→ WHAT YOU ARE ASKED TO DO:
Skip the pictures. Set down, word for word, the lines from the start of the material up to and including the line with "const lineStep = 33.5".

* * *

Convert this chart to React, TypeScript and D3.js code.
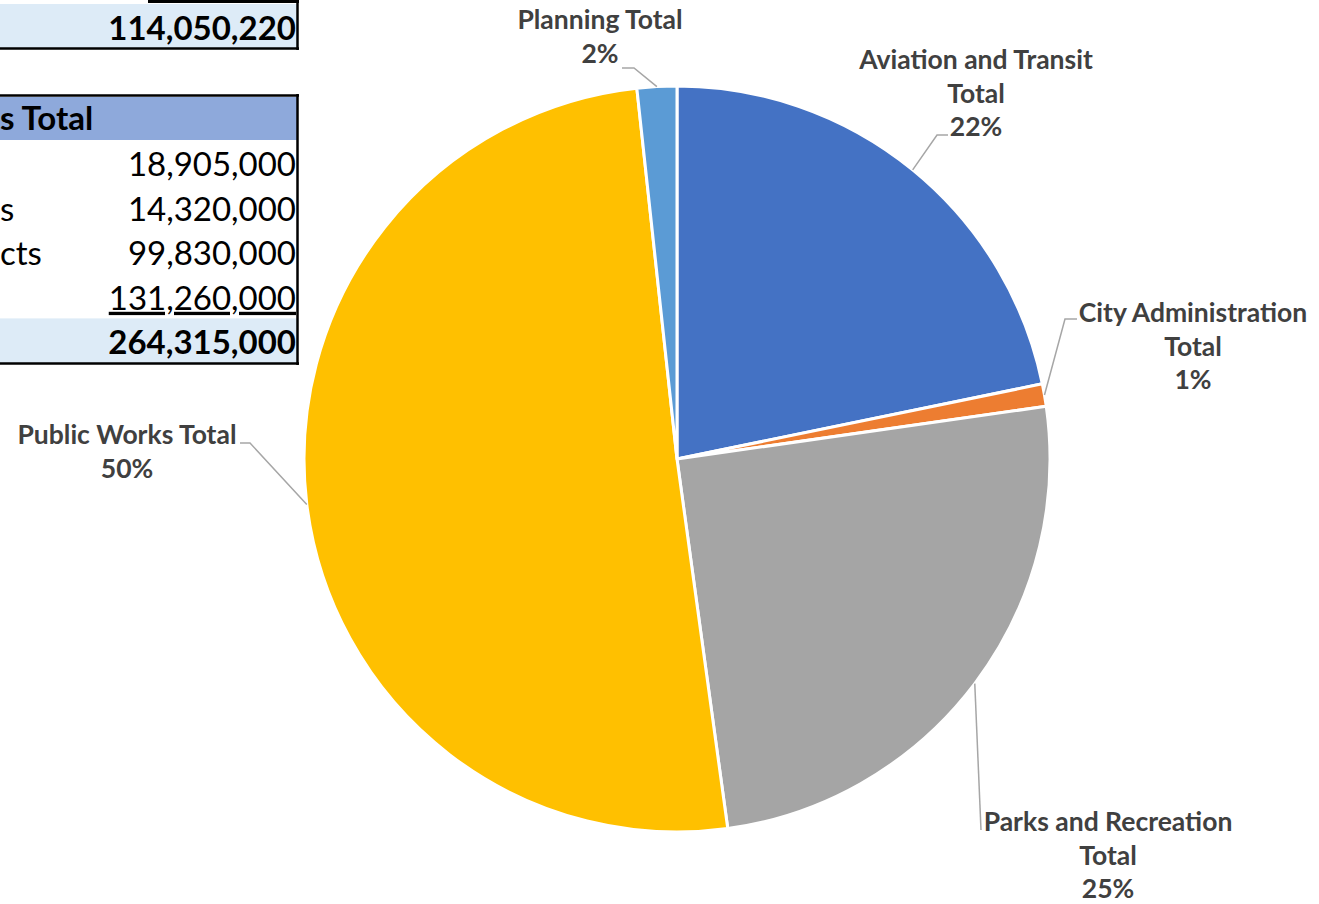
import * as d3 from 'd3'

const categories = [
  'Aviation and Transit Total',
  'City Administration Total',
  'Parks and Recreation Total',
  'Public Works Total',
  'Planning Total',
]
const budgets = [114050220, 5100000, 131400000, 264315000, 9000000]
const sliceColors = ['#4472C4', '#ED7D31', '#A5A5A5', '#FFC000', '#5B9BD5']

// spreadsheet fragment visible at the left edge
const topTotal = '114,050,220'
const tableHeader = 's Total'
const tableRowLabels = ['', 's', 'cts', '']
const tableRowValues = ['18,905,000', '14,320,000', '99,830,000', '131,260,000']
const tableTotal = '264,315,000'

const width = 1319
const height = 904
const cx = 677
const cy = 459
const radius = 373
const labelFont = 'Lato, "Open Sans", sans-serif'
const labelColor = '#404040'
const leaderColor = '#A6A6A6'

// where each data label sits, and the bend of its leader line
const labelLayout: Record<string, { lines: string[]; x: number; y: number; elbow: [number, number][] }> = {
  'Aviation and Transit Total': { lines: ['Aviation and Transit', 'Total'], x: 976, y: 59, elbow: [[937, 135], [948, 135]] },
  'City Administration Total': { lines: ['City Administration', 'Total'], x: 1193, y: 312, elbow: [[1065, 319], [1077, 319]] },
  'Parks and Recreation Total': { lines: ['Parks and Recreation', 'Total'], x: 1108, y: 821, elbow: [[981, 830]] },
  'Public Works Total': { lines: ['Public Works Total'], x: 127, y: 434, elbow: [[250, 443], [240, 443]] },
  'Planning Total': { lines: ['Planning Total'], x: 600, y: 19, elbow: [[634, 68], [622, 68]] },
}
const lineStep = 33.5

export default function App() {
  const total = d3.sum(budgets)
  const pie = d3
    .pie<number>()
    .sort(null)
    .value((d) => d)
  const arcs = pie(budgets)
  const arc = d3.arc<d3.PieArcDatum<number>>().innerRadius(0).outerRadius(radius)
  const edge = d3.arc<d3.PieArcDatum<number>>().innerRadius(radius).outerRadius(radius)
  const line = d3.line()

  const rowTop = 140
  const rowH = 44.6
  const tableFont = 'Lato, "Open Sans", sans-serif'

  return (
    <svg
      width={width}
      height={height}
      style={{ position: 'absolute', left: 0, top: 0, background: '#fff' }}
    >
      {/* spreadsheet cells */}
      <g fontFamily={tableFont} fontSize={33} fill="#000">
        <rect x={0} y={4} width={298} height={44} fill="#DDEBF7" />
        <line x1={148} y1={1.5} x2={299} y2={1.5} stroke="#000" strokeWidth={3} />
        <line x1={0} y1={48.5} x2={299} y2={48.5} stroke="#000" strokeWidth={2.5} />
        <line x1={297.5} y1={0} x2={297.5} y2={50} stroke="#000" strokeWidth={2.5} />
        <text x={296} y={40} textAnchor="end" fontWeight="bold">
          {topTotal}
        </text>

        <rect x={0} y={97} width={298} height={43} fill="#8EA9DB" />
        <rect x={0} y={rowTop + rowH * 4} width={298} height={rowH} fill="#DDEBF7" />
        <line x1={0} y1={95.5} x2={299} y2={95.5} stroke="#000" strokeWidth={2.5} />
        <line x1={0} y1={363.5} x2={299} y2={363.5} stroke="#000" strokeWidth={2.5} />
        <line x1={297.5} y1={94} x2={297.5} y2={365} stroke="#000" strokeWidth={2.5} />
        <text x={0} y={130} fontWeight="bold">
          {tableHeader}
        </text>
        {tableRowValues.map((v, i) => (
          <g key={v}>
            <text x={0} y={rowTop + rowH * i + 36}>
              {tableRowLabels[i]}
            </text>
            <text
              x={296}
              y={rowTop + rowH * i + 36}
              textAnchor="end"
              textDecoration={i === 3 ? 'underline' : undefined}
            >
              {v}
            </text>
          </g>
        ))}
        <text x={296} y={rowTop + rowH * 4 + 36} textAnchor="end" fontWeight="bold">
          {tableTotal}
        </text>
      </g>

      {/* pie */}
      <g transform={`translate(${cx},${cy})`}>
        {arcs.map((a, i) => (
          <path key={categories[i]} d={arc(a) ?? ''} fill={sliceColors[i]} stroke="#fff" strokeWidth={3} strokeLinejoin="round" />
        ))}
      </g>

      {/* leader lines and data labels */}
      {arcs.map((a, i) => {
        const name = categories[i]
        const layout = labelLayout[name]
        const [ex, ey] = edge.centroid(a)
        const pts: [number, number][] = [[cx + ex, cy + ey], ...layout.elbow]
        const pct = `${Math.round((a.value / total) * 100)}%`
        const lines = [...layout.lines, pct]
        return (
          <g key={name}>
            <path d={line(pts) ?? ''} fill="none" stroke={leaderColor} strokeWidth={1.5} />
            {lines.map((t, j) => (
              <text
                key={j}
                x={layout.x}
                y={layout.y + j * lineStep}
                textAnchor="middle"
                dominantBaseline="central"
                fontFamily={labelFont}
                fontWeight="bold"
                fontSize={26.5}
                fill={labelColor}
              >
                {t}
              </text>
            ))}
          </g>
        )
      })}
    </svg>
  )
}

* * *

→ EXERCISE OUTPUT:
Convert this chart to React, TypeScript and D3.js code.
import * as d3 from 'd3'

const categories = [
  'Aviation and Transit Total',
  'City Administration Total',
  'Parks and Recreation Total',
  'Public Works Total',
  'Planning Total',
]
const budgets = [114050220, 5100000, 131400000, 264315000, 9000000]
const sliceColors = ['#4472C4', '#ED7D31', '#A5A5A5', '#FFC000', '#5B9BD5']

// spreadsheet fragment visible at the left edge
const topTotal = '114,050,220'
const tableHeader = 's Total'
const tableRowLabels = ['', 's', 'cts', '']
const tableRowValues = ['18,905,000', '14,320,000', '99,830,000', '131,260,000']
const tableTotal = '264,315,000'

const width = 1319
const height = 904
const cx = 677
const cy = 459
const radius = 373
const labelFont = 'Lato, "Open Sans", sans-serif'
const labelColor = '#404040'
const leaderColor = '#A6A6A6'

// where each data label sits, and the bend of its leader line
const labelLayout: Record<string, { lines: string[]; x: number; y: number; elbow: [number, number][] }> = {
  'Aviation and Transit Total': { lines: ['Aviation and Transit', 'Total'], x: 976, y: 59, elbow: [[937, 135], [948, 135]] },
  'City Administration Total': { lines: ['City Administration', 'Total'], x: 1193, y: 312, elbow: [[1065, 319], [1077, 319]] },
  'Parks and Recreation Total': { lines: ['Parks and Recreation', 'Total'], x: 1108, y: 821, elbow: [[981, 830]] },
  'Public Works Total': { lines: ['Public Works Total'], x: 127, y: 434, elbow: [[250, 443], [240, 443]] },
  'Planning Total': { lines: ['Planning Total'], x: 600, y: 19, elbow: [[634, 68], [622, 68]] },
}
const lineStep = 33.5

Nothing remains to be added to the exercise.